I don’t care who you are — start managing people, and prepare for a bag of dicks. They may blossom from you, they may sprout from elsewhere, but trust me… bag of dicks. Probably because no one likes to be told what to do, and despite any pre-existing relationship, things get strained — which is perhaps why Leprous grows adventurous when released from the reign(rein?) of Vegard “Ihshan” Tveitan. This is not to suggest potential dissolution nor unhappy work conditions (after all, I’m not on tour with these folks), but it’s easy to imagine how one might feel a greater personal investment in their own creation.

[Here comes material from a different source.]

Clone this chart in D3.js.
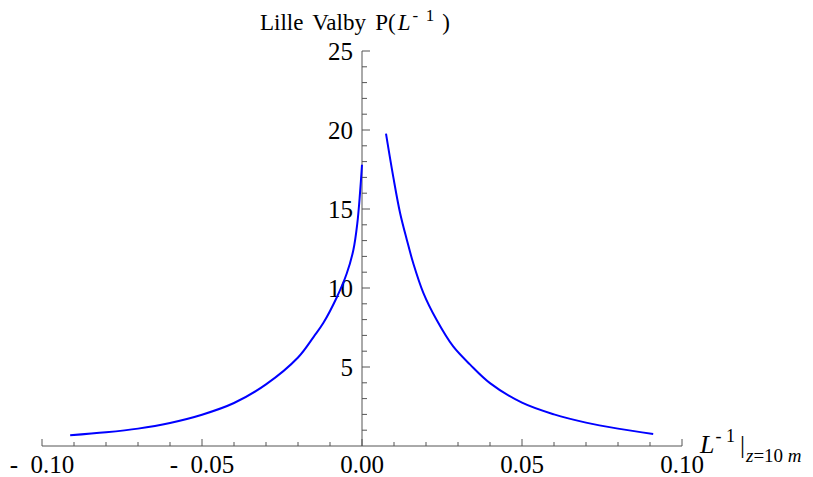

Actually, maybe I got a bit overzealous with that opening bit. Leprous has made staggering advances since their 2010 recruitment tour with Ihsahn, and the very involvement of Vegard Tveitan (plus his wife Heidi, who is also the sister of keyboard/vocalist Einar Solberg) has helped project this band to greater heights. 2011’s Bilateral was fairly gonzo without being straight goofypants, and considering its dramatic departure from their ambitious 2009 debut Tall Poppy Syndrome, it’s no surprise that the ever-simply-titled Coal is again that much different.
Coal starts with a strangely jarring march, but it’s soon clear the skeleton will be fleshed out, and nearly every unearthed element is welcome — like the multi-part a capella vocal harmonies throughout ‘Foe’ — an indicator that Leprous have clearly expanded their compositional potential. So as not to favor form over fervor, ‘Chronic’ brings the brutal balance back in check; and once the following title track is squeezed hard enough, it too unleashes deadly shredding diamonds. Then ‘The Cloak’ just envelops in gorgeousness as Solberg’s clean throat takes center stage, imploring “Will you cry tomorrow reflecting on yesterday’s action / Cry tomorrow draining your satisfaction” — a curious choice as first video too, as it’s more accessible and less overtly metallic, yet still plumbs the darkness.
In the first of three ‘Side B’ songs to venture into 9-minute territory, ‘The Valley’ interweaves angular, staccato rhythms within a fuzzy whirlpool of feedback and the most memorable vocal melodies on Coal, rounded out by an excellent syncopated performance from bassist Rein Blomquist and drummer Tobias Andersen. Vocals soar to even greater heights approximately three minutes into ‘Salt’, although the song abruptly ends with a few seconds of what seems like in-studio noise. For a band so outwardly concerned with precision, it’s odd that Leprous would tarnish their luster, but it could be there for an as-yet-undetermined function. Everything means something.
The nearly 10-minute sprawl of ‘Echo’ finds a lively midsection to keep things moving, and Ihsahn returns with guest vocals for ‘Contaminate Me’, which also features a gentle layer of classical violin, and a spazzed-out, possibly ad-libbed conclusion. Overall, there’s less additional players on Coal, but what results is a deeper, more introspective version of Leprous — a logical pendulum swing from the meticulous madness of their sophomore set.
All quibbles can become assets when dealing with groups like Leprous. These young Norwegian visionaries display purposeful progression and remain relatable while they persistently evolve. Having consistently set and surmounted daunting bars so early in their career, serious further exploration must still be in store.